── TASK INPUTS ──

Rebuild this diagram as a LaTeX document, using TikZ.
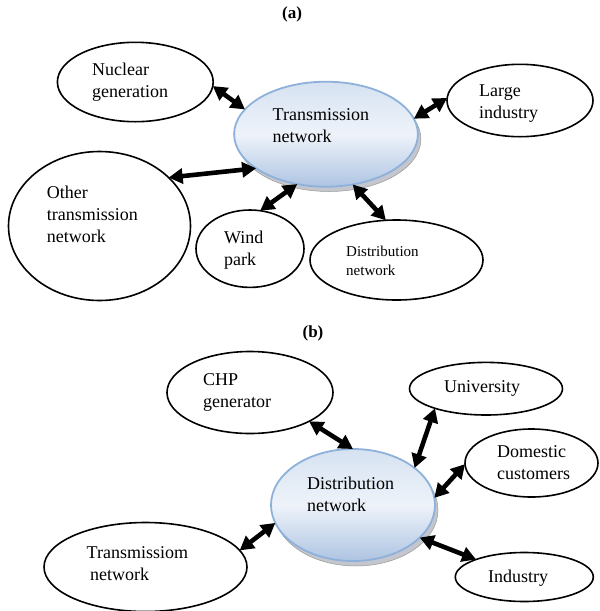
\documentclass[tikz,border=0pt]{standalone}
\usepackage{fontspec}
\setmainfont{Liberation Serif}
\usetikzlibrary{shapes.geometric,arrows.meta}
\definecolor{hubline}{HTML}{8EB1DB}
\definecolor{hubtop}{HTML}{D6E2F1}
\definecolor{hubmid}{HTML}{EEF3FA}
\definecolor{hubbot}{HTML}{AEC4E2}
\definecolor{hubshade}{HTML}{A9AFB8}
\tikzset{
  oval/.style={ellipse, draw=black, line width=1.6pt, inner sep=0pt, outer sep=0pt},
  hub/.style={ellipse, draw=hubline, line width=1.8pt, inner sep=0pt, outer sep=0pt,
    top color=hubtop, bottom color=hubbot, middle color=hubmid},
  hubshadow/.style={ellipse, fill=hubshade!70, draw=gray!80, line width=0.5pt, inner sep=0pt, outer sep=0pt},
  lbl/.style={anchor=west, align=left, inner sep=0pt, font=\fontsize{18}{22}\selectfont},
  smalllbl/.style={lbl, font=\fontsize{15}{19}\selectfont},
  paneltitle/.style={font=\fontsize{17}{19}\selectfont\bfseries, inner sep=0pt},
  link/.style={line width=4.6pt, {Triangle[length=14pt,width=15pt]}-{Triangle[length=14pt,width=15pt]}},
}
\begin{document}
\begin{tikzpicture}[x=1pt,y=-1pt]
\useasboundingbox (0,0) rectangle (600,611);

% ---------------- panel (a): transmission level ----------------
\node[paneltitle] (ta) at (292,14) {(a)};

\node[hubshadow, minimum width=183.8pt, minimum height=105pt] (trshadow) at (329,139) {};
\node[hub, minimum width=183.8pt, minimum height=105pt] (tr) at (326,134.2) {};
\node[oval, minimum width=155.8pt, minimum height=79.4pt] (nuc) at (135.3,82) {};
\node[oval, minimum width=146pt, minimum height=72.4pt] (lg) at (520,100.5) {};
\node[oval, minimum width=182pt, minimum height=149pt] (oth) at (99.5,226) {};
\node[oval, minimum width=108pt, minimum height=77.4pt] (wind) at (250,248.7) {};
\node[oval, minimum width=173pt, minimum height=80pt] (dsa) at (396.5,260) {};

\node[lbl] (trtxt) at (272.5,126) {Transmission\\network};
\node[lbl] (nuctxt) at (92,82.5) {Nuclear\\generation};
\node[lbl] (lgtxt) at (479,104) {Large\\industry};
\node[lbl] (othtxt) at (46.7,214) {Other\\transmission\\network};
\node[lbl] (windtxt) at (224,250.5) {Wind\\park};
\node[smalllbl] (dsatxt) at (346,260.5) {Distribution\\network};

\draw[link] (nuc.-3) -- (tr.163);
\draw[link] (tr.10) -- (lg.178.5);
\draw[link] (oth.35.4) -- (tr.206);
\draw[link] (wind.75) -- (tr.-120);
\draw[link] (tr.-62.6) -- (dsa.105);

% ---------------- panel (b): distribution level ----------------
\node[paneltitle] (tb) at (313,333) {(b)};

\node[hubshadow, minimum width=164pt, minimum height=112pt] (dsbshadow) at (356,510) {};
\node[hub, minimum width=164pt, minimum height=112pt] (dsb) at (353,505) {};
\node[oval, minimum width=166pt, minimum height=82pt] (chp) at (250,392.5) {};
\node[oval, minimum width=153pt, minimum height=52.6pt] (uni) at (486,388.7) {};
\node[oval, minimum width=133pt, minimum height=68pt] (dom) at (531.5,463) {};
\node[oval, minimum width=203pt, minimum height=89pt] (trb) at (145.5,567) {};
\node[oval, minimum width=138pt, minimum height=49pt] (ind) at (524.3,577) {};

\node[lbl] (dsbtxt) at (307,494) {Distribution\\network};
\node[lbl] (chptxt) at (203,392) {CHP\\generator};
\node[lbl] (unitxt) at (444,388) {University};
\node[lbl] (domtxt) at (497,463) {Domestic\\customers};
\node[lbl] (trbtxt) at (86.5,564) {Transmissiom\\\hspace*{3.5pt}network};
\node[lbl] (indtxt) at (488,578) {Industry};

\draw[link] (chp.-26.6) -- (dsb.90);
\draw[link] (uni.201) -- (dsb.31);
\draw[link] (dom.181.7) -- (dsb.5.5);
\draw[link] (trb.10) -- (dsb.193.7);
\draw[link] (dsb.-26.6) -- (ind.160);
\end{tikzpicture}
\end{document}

───
── TASK INPUTS ──

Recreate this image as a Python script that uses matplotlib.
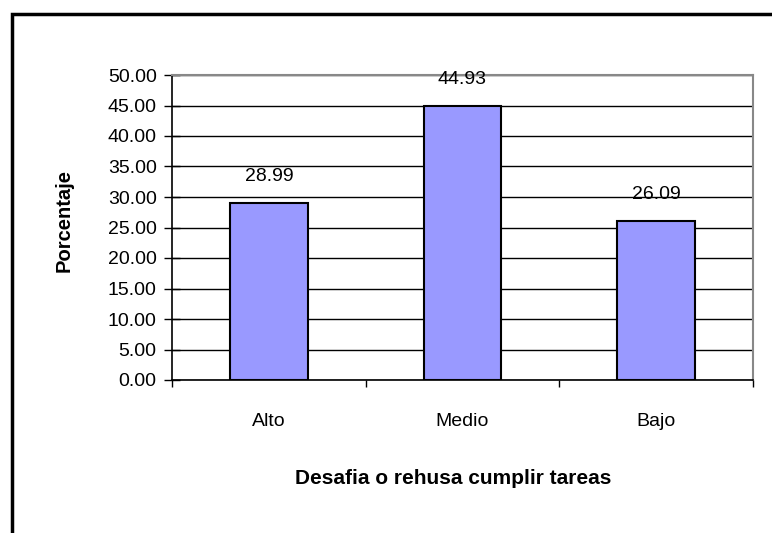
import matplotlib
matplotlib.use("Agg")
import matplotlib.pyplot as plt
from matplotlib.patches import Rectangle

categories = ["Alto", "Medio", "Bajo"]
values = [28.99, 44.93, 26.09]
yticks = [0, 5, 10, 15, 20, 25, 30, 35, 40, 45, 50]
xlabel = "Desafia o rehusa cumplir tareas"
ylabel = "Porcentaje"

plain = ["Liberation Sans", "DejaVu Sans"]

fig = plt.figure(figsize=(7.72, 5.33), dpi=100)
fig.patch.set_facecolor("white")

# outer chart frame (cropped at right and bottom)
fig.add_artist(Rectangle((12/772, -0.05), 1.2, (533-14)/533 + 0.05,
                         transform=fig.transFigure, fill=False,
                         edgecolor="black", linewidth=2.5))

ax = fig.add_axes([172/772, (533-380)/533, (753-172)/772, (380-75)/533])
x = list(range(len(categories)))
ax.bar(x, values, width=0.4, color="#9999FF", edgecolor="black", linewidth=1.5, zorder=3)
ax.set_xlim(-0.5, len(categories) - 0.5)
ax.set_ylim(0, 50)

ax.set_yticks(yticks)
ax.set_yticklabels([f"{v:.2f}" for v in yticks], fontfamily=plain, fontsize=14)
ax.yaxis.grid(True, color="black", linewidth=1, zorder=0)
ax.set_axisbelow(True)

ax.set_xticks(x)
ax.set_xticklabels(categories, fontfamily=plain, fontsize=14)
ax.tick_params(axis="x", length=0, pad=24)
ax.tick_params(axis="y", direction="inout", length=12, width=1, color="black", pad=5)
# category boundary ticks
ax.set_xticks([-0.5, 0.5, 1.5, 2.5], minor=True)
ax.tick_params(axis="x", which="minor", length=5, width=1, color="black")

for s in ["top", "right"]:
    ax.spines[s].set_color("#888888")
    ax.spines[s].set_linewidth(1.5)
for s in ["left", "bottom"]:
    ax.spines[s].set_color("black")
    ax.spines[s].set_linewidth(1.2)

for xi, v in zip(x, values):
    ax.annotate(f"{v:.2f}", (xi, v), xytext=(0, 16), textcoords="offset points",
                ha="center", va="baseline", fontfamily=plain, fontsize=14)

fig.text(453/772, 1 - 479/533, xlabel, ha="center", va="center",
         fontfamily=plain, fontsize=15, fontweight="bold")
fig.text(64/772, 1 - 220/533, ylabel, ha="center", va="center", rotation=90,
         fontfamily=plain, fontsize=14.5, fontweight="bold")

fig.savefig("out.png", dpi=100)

───
── TASK INPUTS ──

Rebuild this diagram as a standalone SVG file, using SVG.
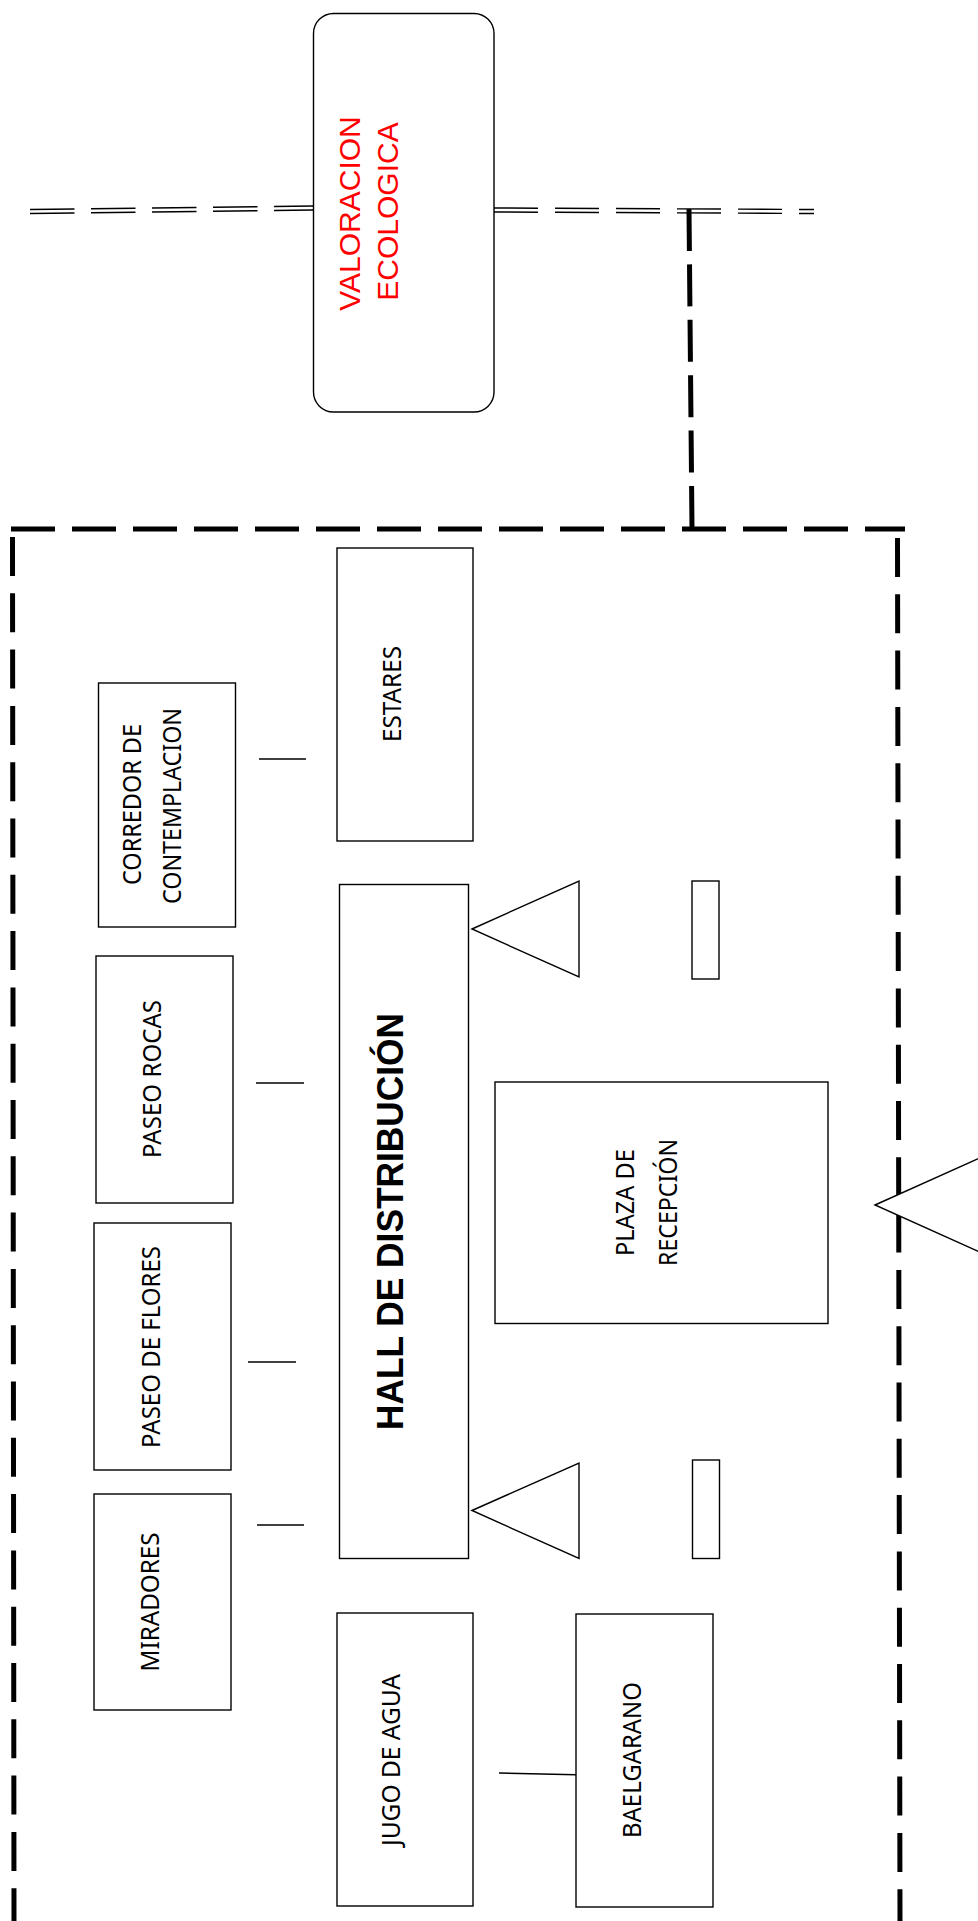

───

* WHAT THE TASK REQUIRES:
Transcribe only the lines above that start at the line containing "Rebuild this diagram as a LaTeX" and end at the line containing "(ta) at (292,14)". Omit pictures.

* WRITTEN ANSWER:
Rebuild this diagram as a LaTeX document, using TikZ.
\documentclass[tikz,border=0pt]{standalone}
\usepackage{fontspec}
\setmainfont{Liberation Serif}
\usetikzlibrary{shapes.geometric,arrows.meta}
\definecolor{hubline}{HTML}{8EB1DB}
\definecolor{hubtop}{HTML}{D6E2F1}
\definecolor{hubmid}{HTML}{EEF3FA}
\definecolor{hubbot}{HTML}{AEC4E2}
\definecolor{hubshade}{HTML}{A9AFB8}
\tikzset{
  oval/.style={ellipse, draw=black, line width=1.6pt, inner sep=0pt, outer sep=0pt},
  hub/.style={ellipse, draw=hubline, line width=1.8pt, inner sep=0pt, outer sep=0pt,
    top color=hubtop, bottom color=hubbot, middle color=hubmid},
  hubshadow/.style={ellipse, fill=hubshade!70, draw=gray!80, line width=0.5pt, inner sep=0pt, outer sep=0pt},
  lbl/.style={anchor=west, align=left, inner sep=0pt, font=\fontsize{18}{22}\selectfont},
  smalllbl/.style={lbl, font=\fontsize{15}{19}\selectfont},
  paneltitle/.style={font=\fontsize{17}{19}\selectfont\bfseries, inner sep=0pt},
  link/.style={line width=4.6pt, {Triangle[length=14pt,width=15pt]}-{Triangle[length=14pt,width=15pt]}},
}
\begin{document}
\begin{tikzpicture}[x=1pt,y=-1pt]
\useasboundingbox (0,0) rectangle (600,611);

% ---------------- panel (a): transmission level ----------------
\node[paneltitle] (ta) at (292,14) {(a)};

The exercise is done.